You might hit home runs with personal finance, but as soon as you take a swing at business ownership, you have entered a completely different ball game. Not all finance is equal, and if you try to run your business the way you run your household, you aren’t likely to see many points on your scoreboard.
Even if you don’t use your personal finance lessons to run your business, you are likely to make a few money mistakes in your first years as a business owner. Fortunately, by reading about the following common errors, you can adjust your business stance to avoid them.
Overspending at the Start
You need to spend money to make money — but that doesn’t give you the authority to indulge in impulse spending. In the first few months of operation, you need to be able to differentiate between expenditures that will pay you back in the future and costs that only eat away at your initial capital. This requires a finely-honed, cost-benefit analysis process as well as a tailored budget to keep your spending on track. Speaking of, another mistake to avoid is…
Underrating Cash Flow Statements
You need to be able to track every cent that comes into your business and every cent that goes out. Cash flow statements expose your revenue and your expenses, so you can better understand how money moves through your business. With this knowledge, you can make more appropriate budgets during the times of plenty; then, you will be more likely to survive the times of scarcity. Without cash flow statements, you are basically guessing about the money you have, which introduces risk you don’t need.
Overestimating Future Sales
Let me guess: You’re an optimist. Most successful entrepreneurs tend to focus on the positives, which is exceedingly useful in a career paved with risk. However, this tendency is also dangerous, especially when considering cash flow. Realism is essential for calculating your future sales; you must use objective revenue forecasting methods to predict sales with any accuracy. When you can be relatively certain of your future sales, you can be more confident that your spending won’t topple your business.
Overlooking Past-Due Receivables
Your business depends on your clients paying up. If you let delinquent clients go, you are telling future clients that you’re willing to do work for free. Unfortunately, chasing delinquent clients is expensive and time-consuming. Instead of doing it yourself, you can get the money you deserve with less fuss by selling your unpaid invoices to a factoring company. Invoice factoring is a small business financing option available to most businesses, but it is most affordable for B2Bs and B2Gs. However, even if you factor, you should also develop strict payment terms and penalties to keep your clients in line.
Underfilling Cash Reserves
No matter how well you prepare, you will always experience financial hiccups. Maybe your warehouse catches on fire; maybe your vendors go bankrupt; maybe a competitor emerges to undercut your prices and steal your clients. To survive turbulent times, you need to have cash to spend, which means you need to save up a cash cushion. While it might seem more prudent to reinvest whatever cash you make, putting some in a savings account could prevent you from instant disaster.

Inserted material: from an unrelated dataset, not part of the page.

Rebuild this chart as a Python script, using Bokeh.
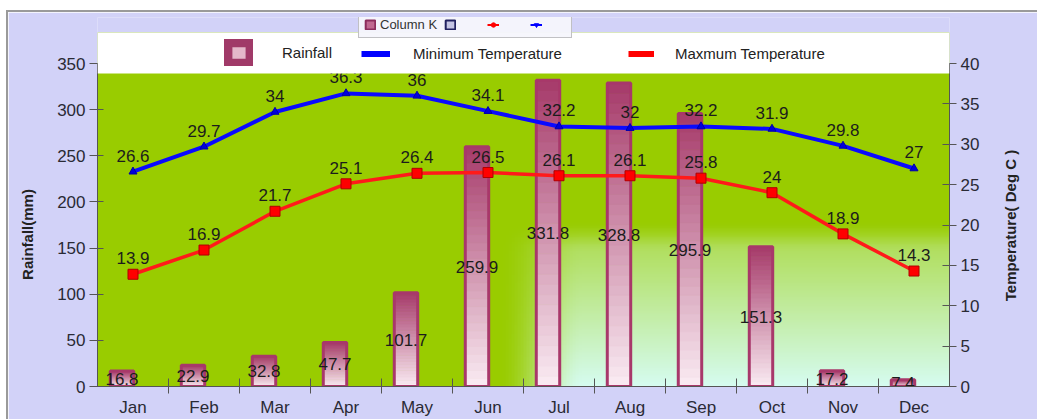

It might seem like a good idea to put all the money you have in the products you sell, but in truth, this is one of the most dangerous money mistakes you can make when your business is young. If you don’t make sales fast, you won’t have any cash to keep your business afloat; plus, you’ll have to pay for the space to store your unsold inventory. Instead, you should stock up slowly and in-line with your projected sales.
Overvaluing Fast Growth
Growth is good — except when it isn’t. You shouldn’t force your startup to grow too fast, or you might have end up with more resources than you can pay for. For example, it is rather common for small businesses to find large office spaces in anticipation of large workforces, only to waste money on high rents for no purpose. When it is time to grow, you’ll know, and you can find special financing options for that purpose. Until then, you should stick to your budgets and keep your cash flow healthy.